Une remarque d’ordre général s’impose toutefois sur l’ensemble de l’étude, remarque qui exprime un malaise sous-jacent ressenti parfois lors de la lecture, et surtout après le premier chapitre biographique. Elle touche au lien entre le silence de Segalen et l’analyse elle-même, car si la naissance est problématisée par l’auteur dans l’Essai sur soi-même, ce que montre Germe, il n’en reste pas moins que la base même de l’analyse critique nous paraît fragile, car elle repose sur un silence ou au mieux sur un langage chiffré, à la différence par exemple de l’étude magistrale de Starobinski sur Rousseau, La Transparence et l’obstacle, qui s’appuie sur des écrits autobiographiques comme les Confessions, dont le déchiffrement paraît moins problématique et se justifier par la démarche autoréflexive de l’auteur étudié lui-même.

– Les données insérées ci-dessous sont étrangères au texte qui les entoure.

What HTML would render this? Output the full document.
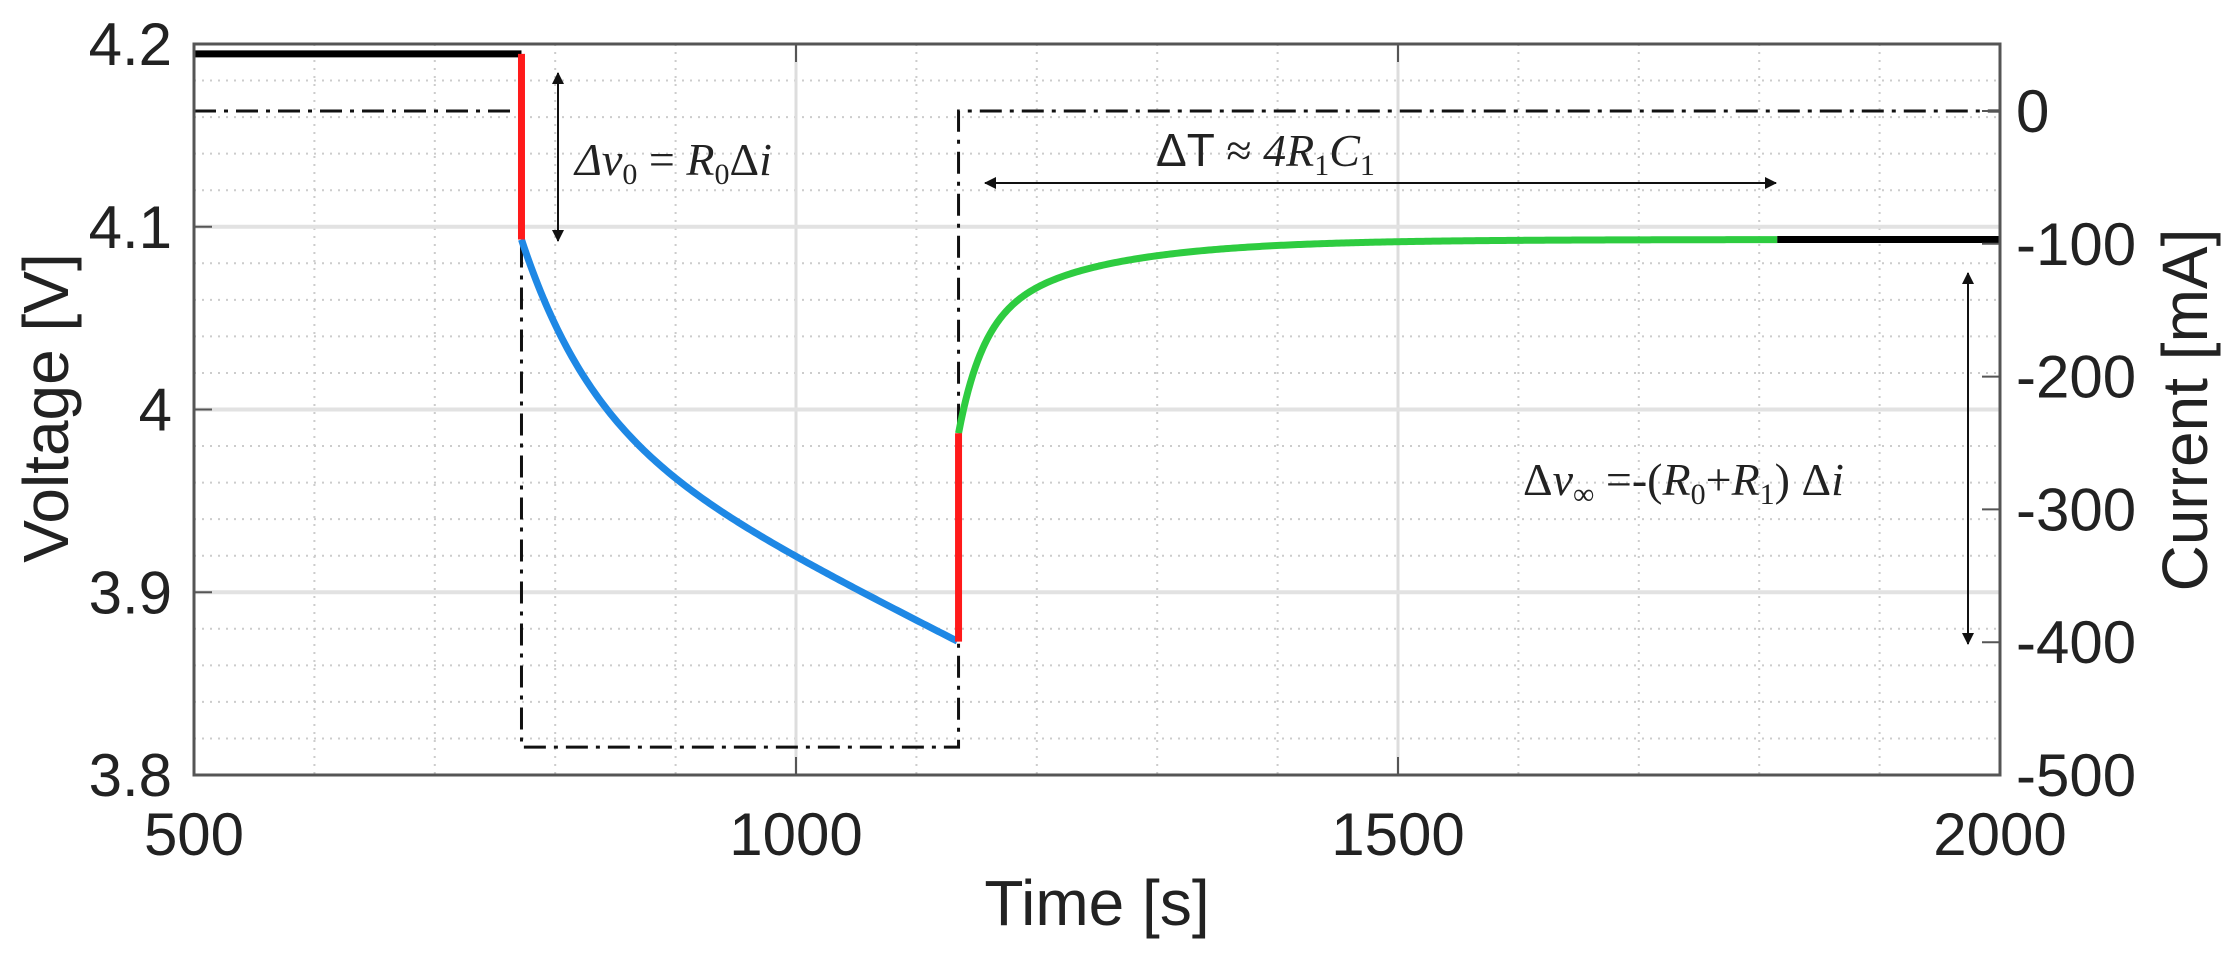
<!DOCTYPE html>
<html><head><meta charset="utf-8"><style>
html,body{margin:0;padding:0;background:#fff}
svg{display:block}
.t{font-family:"Liberation Sans",sans-serif;font-size:60px;fill:#222}
.ti{font-family:"Liberation Sans",sans-serif;font-size:64px;fill:#222}
.m{font-family:"Liberation Serif",serif;font-size:46px;fill:#222}
</style></head><body>
<svg id="s" width="2234" height="963" viewBox="0 0 2234 963" xmlns="http://www.w3.org/2000/svg">
<defs>
<marker id="ah" markerWidth="12" markerHeight="12" refX="11" refY="6" orient="auto-start-reverse" markerUnits="userSpaceOnUse"><path d="M0,0 L12,6 L0,12 z" fill="#111"/></marker>
</defs>
<g id="grid"></g>
<g id="data"></g>
<rect x="194" y="44" width="1806" height="731" fill="none" stroke="#555" stroke-width="3"/>
<g id="ticks"></g>
<line x1="558" y1="73" x2="558" y2="241" stroke="#111" stroke-width="2" marker-start="url(#ah)" marker-end="url(#ah)"/>
<text class="m" x="575" y="175" font-style="italic">Δ<tspan>v</tspan><tspan font-size="30" dy="9" font-style="normal">0</tspan><tspan dy="-9" font-style="normal"> = </tspan>R<tspan font-size="30" dy="9" font-style="normal">0</tspan><tspan dy="-9" font-style="normal">Δ</tspan>i</text>
<line x1="985" y1="183" x2="1776" y2="183" stroke="#111" stroke-width="2" marker-start="url(#ah)" marker-end="url(#ah)"/>
<text class="m" x="1156" y="166"><tspan font-family="Liberation Sans">ΔT</tspan> ≈ <tspan font-style="italic">4R</tspan><tspan font-size="30" dy="9">1</tspan><tspan dy="-9" font-style="italic">C</tspan><tspan font-size="30" dy="9">1</tspan></text>
<line x1="1968" y1="273" x2="1968" y2="644" stroke="#111" stroke-width="2" marker-start="url(#ah)" marker-end="url(#ah)"/>
<text class="m" x="1523" y="495">Δ<tspan font-style="italic">v</tspan><tspan font-size="30" dy="9">∞</tspan><tspan dy="-9"> =-(</tspan><tspan font-style="italic">R</tspan><tspan font-size="30" dy="9">0</tspan><tspan dy="-9">+</tspan><tspan font-style="italic">R</tspan><tspan font-size="30" dy="9">1</tspan><tspan dy="-9">) Δ</tspan><tspan font-style="italic">i</tspan></text>
<text class="ti" x="1097" y="925" text-anchor="middle">Time [s]</text>
<text class="ti" transform="translate(68,408) rotate(-90)" text-anchor="middle">Voltage [V]</text>
<text class="ti" transform="translate(2207,410) rotate(-90)" text-anchor="middle">Current [mA]</text>
</svg>
<script>
var NS="http://www.w3.org/2000/svg";
function X(t){return 194+(t-500)*1.204}
function Y(v){return 44+(4.2-v)*1827.5}
function C(m){return 111-m*1.328}
function el(p,n,a,txt){var e=document.createElementNS(NS,n);for(var k in a)e.setAttribute(k,a[k]);if(txt!=null)e.textContent=txt;document.getElementById(p).appendChild(e);return e}
for(var t=600;t<2000;t+=100){if(t%500==0)continue;el("grid","line",{x1:X(t),x2:X(t),y1:44,y2:775,stroke:"#ccc","stroke-width":2,"stroke-dasharray":"2 6"})}
for(var i=1;i<20;i++){if(i%5==0)continue;var y=44+i*731/20;el("grid","line",{x1:194,x2:2000,y1:y,y2:y,stroke:"#ccc","stroke-width":2,"stroke-dasharray":"2 6"})}
[1000,1500].forEach(function(t){el("grid","line",{x1:X(t),x2:X(t),y1:44,y2:775,stroke:"#ddd","stroke-width":3})});
[4.1,4.0,3.9].forEach(function(v){el("grid","line",{x1:194,x2:2000,y1:Y(v),y2:Y(v),stroke:"#e2e2e2","stroke-width":4})});
[500,1000,1500,2000].forEach(function(t){el("ticks","line",{x1:X(t),x2:X(t),y1:775,y2:757,stroke:"#555","stroke-width":2});el("ticks","line",{x1:X(t),x2:X(t),y1:44,y2:62,stroke:"#555","stroke-width":2});el("ticks","text",{"class":"t",x:X(t),y:855,"text-anchor":"middle"},String(t))});
[["4.2",4.2],["4.1",4.1],["4",4.0],["3.9",3.9],["3.8",3.8]].forEach(function(a){var y=Y(a[1]);el("ticks","line",{x1:194,x2:212,y1:y,y2:y,stroke:"#555","stroke-width":2});el("ticks","text",{"class":"t",x:172,y:y+21,"text-anchor":"end"},a[0])});
[0,-100,-200,-300,-400,-500].forEach(function(m){var y=C(m);el("ticks","line",{x1:1982,x2:2000,y1:y,y2:y,stroke:"#555","stroke-width":2});el("ticks","text",{"class":"t",x:2016,y:y+21},String(m))});
var tA=772,tB=1135;
el("data","polyline",{points:[X(500),C(0),X(tA),C(0),X(tA),C(-479),X(tB),C(-479),X(tB),C(0),X(2000),C(0)].join(" "),fill:"none",stroke:"#111","stroke-width":3,"stroke-dasharray":"22 8 4 8"});
function pl(pts,col){el("data","polyline",{points:pts.join(" "),fill:"none",stroke:col,"stroke-width":7,"stroke-linejoin":"round"})}
pl([X(500),Y(4.1946),X(tA),Y(4.1946)],"#000");
var b=[];for(var t=tA;t<=tB;t+=2){var d=t-tA;var v=4.093-0.1*(1-Math.exp(-d/60))-0.12*d/362;b.push(X(t),Y(v))}
pl(b,"#1e88e5");
var g=[];for(var t=tB;t<=1815;t+=2){var d=t-tB;var v=4.093-0.06*Math.exp(-d/20)-0.046*Math.exp(-d/100);g.push(X(t),Y(v))}
pl(g,"#2ecc40");
pl([X(1815),Y(4.093),X(2000),Y(4.093)],"#000");
pl([X(tA),Y(4.1946),X(tA),Y(4.093)],"#ff1a1a");
pl([X(tB),Y(3.873),X(tB),Y(3.987)],"#ff1a1a");
</script>
</body></html>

Avec Segalen au contraire, nous nous trouvons devant une entreprise d’écriture qui se construit sur du non-dit, et la tâche critique est fragilisée par la question de savoir ce que le poète connaissait ou ignorait de cette histoire, car enfin le père semble avoir voulu cacher le plus possible, et les écrits autobiographiques du fils ne nous disent rien à ce propos. L’interprétation se fait donc à partir d’une béance, ce qui représente évidemment un risque majeur. Béance et silence que Germe souligne d’ailleurs : "L’héritage se lit à livre ouvert mais l’écrivain n’en souffle mot" (p. 194), ou bien : "Il n’est pas sans risques d’ailleurs de se donner pour objet une part de silence. N’y a-t-il pas une certaine présomption à écouter d’une œuvre non ce qu’elle nous donne à lire mais bien ce qu’elle nous tait et comment elle le tait ?" (p. 11).

Or soyons clair : ce que nous lisons d’un auteur est toujours, au-delà de ce qu’il nous donne à lire, ce qu’il tait. Il n’y a pas d’autre lecture possible, et l’interprétation critique est une lecture consciente de cette dimension. Mais comment lire ce qui se tait sans tomber dans la prise de parole à la place de l’auteur ? C’est toujours le risque qui correspond un peu à l’effort que l’on peut faire pour lire les pensées d’une personne, même lorsqu’elle nous est proche. Je donnerai un seul exemple de l’excès où peut conduire cette approche critique (qui se réfère d’ailleurs en introduction aux travaux de Derrida et à son désir de se tenir "au lieu d’un secret absolu"), excès qui consiste à prendre la parole à la place de l’auteur et qui n’est pas qu’un seul effet de style : "Pour Victor Segalen, la rencontre de l’écriture chinoise est la rencontre d’une ancestralité à la fois désirée et haïe. J’aimerais être cette écriture, me glisser dans la souplesse et la pérennité de ces signes, participer de leur immuabilité, nouer avec les ancêtres qui les ont tracés des liens originaux, j’aimerais être le résultat de cette histoire quadrimillénaire mais je ne le suis pas, je ne suis qu’un signe brisé, un nom hanté par le fantôme d’un absent, un nom abîmé par une histoire de famille dont personne ne parle et que je porte en souffrance, en silence, avec la discrétion d’un mal inguérissable ; alors parfois je vous hais, Chine et Chinois, et je vous utilise" (p. 154). Prise de parole à la place même de l’auteur qui se prolonge ici sur toute une page, mais qui se répète plusieurs fois dans le livre, et qui est plus un mode d’écriture romanesque que critique.

Malgré cela, il faut reconnaître que cette étude nous ouvre des perspectives inédites sur l’œuvre de Segalen, et que l’on peut parfaitement comprendre la volonté de l’auteur de décrypter certaines figures hermétiques qui peuvent nous permettre de mieux cerner plusieurs des nœuds psychologiques à partir desquels l’œuvre s’est construite. Cette entreprise est intéressante dans la mesure où elle nous fait sortir d’un cercle interprétatif laissant aux mots et aux concepts utilisés par Segalen le sens que celui-ci voulait bien leur donner, alors qu’un auteur de génie parle autant de ce qu’il sait que de ce qu’il tait, et ne maîtrise jamais complètement le sens de ce qu’il écrit. C’est dans cette ambivalence et cette tension que s’élabore l’œuvre critique : entre le sens des mots écrits et le silence d’une parole tue et trop enfouie que les mots de l’œuvre peuvent voiler.

P.-S.

Étienne Germe, Segalen, l’écriture, le nom. Architecture d’un secret, Presses Universitaires de Vincennes, 221 pages.